Trovo che quelle foto, nel tentativo di interessare con rappresentazioni pirotecniche di ogni evento astronomico mi abbiano in un certo senso abituato a quella magnificenza fino a rendere noioso uno schermo nero con puntini bianchi che si è in dubbio se siano stelle dello spazio o pixel bruciati sul proprio monitor. Più una foto cattura l’incredibile, meno incredibile diventa. Tutti abbiamo in mente le immagini della Via Lattea, e smettono di essere entusiasmanti molto presto e molto facilmente, nonostante i concetti di cui parlavo prima come la spaventosa imponenza di questi sistemi, la nostra incapacità di assaporarli per bene e comprenderli siano ancora tecnicamente tutte lì.

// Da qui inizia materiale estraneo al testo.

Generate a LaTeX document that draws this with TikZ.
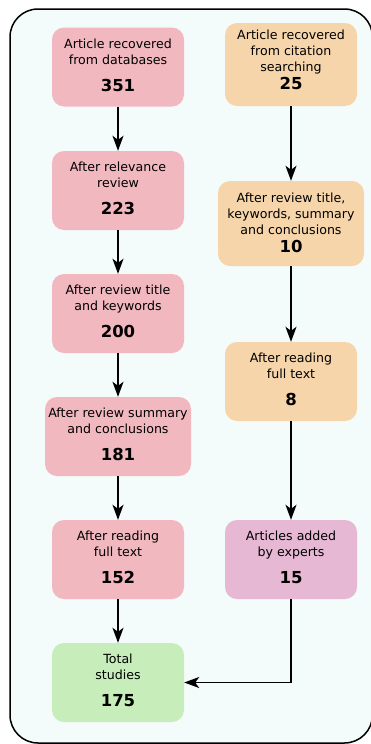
\documentclass[tikz,border=0pt]{standalone}
\usepackage{fontspec}
\setmainfont{DejaVu Sans}
\usepackage{xcolor}
\definecolor{panel}{HTML}{F4FBFB}
\definecolor{rosy}{HTML}{F1B8BF}
\definecolor{peach}{HTML}{F7D5AB}
\definecolor{mauve}{HTML}{E6B8D4}
\definecolor{mint}{HTML}{C7EDBB}
\usetikzlibrary{arrows.meta}

\newcommand{\countnum}[1]{{\fontsize{16.5}{19}\selectfont\bfseries #1}}

\tikzset{
  stage/.style={rounded corners=12pt, align=center, inner sep=0pt,
    minimum width=132pt, minimum height=79pt, text depth=4pt,
    font=\fontsize{12.6}{16}\selectfont},
  flow/.style={line width=1.8pt, -{Stealth[length=15pt,width=11pt,inset=4pt]}}
}

\begin{document}
\begin{tikzpicture}[x=1pt,y=-1pt]
  % Page and panel
  \clip (0,0) rectangle (371,744);
  \fill [white] (0,0) rectangle (371,744);
  \draw [fill=panel, line width=1.5pt, rounded corners=28pt] (10,9) rectangle (372.5,743);

  % Database branch
  \node[stage, fill=rosy] (db) at (118,67) {Article recovered\\from databases\\[11pt]\countnum{351}};
  \node[stage, fill=rosy] (relevance) at (118,190.5) {After relevance\\review\\[11pt]\countnum{223}};
  \node[stage, fill=rosy] (title) at (118,313.5) {After review title\\and keywords\\[11pt]\countnum{200}};
  \node[stage, fill=rosy, minimum width=146pt] (summary) at (118,436.5) {After review summary\\and conclusions\\[11pt]\countnum{181}};
  \node[stage, fill=rosy] (fulltext) at (118,559.5) {After reading\\full text\\[11pt]\countnum{152}};
  \node[stage, fill=mint] (total) at (118,682.5) {Total\\studies\\[11pt]\countnum{175}};

  % Citation branch
  \node[stage, fill=peach, minimum height=83pt, text depth=9pt] (citation) at (291,64.5) {Article recovered\\from citation\\searching\\[2pt]\countnum{25}};
  \node[stage, fill=peach, minimum width=146pt, minimum height=85pt, text depth=2pt] (screen) at (291,223.5) {After review title,\\keywords, summary\\and conclusions\\[2pt]\countnum{10}};
  \node[stage, fill=peach] (reading) at (291,381.5) {After reading\\full text\\[11pt]\countnum{8}};
  \node[stage, fill=mauve] (experts) at (291,559.5) {Articles added\\by experts\\[11pt]\countnum{15}};

  % Connectors
  \draw[flow] (db) -- (relevance);
  \draw[flow] (relevance) -- (title);
  \draw[flow] (title) -- (summary);
  \draw[flow] (summary) -- (fulltext);
  \draw[flow] (fulltext) -- (total);
  \draw[flow] (citation) -- (screen);
  \draw[flow] (screen) -- (reading);
  \draw[flow] (reading) -- (experts);
  \draw[flow] (experts.south) |- (total.east);
\end{tikzpicture}
\end{document}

Poi è arrivato Outer wilds. Non voglio dilungarmi troppo nell’esprimere i meriti e la storia di questo gioco, voglio solo prendere in prestito le sensazioni che si ha quando si interagisce con lo spazio. Il personaggio ha una tuta che può spostarlo lentamente, non è proprio la rappresentazione con il filo attaccato alla navicella che se si rompe sei morto che avevo da piccolo, ma non è così distante visto che se la navicella dovesse avere una eccessiva accelerazione o se il giocatore non dovesse considerare la propria accelerazione prima di toccare la navicella il finale sarebbe tragico. Outer wilds non è sicuramente privo degli scorci mozzafiato che dicevo di cercare su google immagini e che accusavo di avermi desensibilizzato allo spazio, i pianeti sono diversi tra di loro e sono tutti interessanti da guardare, sono inoltre ben più grandi di quanto non sarebbe fisicamente possibile data la loro distanza. Però il gioco non si ferma qui; Chiede al giocatore di abituarsi a questi paesaggi e guardare oltre al punto che alla ventesima ora di gioco ci sorprenderemo ad assaporare un paesaggio in attesa dell’esplosione del sole come di una trivialità. Non come in altri giochi dove c’è quasi la pretesa che il giocatore sia costantemente stupito di ogni panorama come non ne avesse visti diecimila prima. Una volta abituati a questo panorama potremo vedere le scritte sulle pareti, una luna che scompare e soprattutto potremo guardare oltre il nostro sistema solare. Dove verrà naturale guardare. E notare che non c’è altro che puntini bianchi, zoommando vedremo che alcuni esplodono in modo molto quieto, quasi fosse un fatto loro e non fossero stati piazzati lì in modo tale che noi li potessimo osservare e pensare che quelli potremmo essere noi quando il sole esploderà. Questa considerazione, assieme al fatto che il gioco ogni 22 minuti ci faccia ricominciare ci rimette al nostro posto. Siamo soli, nello spazio scomodo da navigare, pericoloso e se osiamo guardare ai bordi dei nostri piccoli mondi saremo accolti dalla peggiore delle rassicurazioni: siamo più piccoli di un puntino nell’universo e quando esploderemo, non lasceremo nemmeno un po’ di polvere rispetto alle dimensioni di una stella nell’universo. Neanche degni di essere notati. Piccole scimmie incapaci che fissano puntini bianchi su sfondo nero convinti di vedere lo spazio.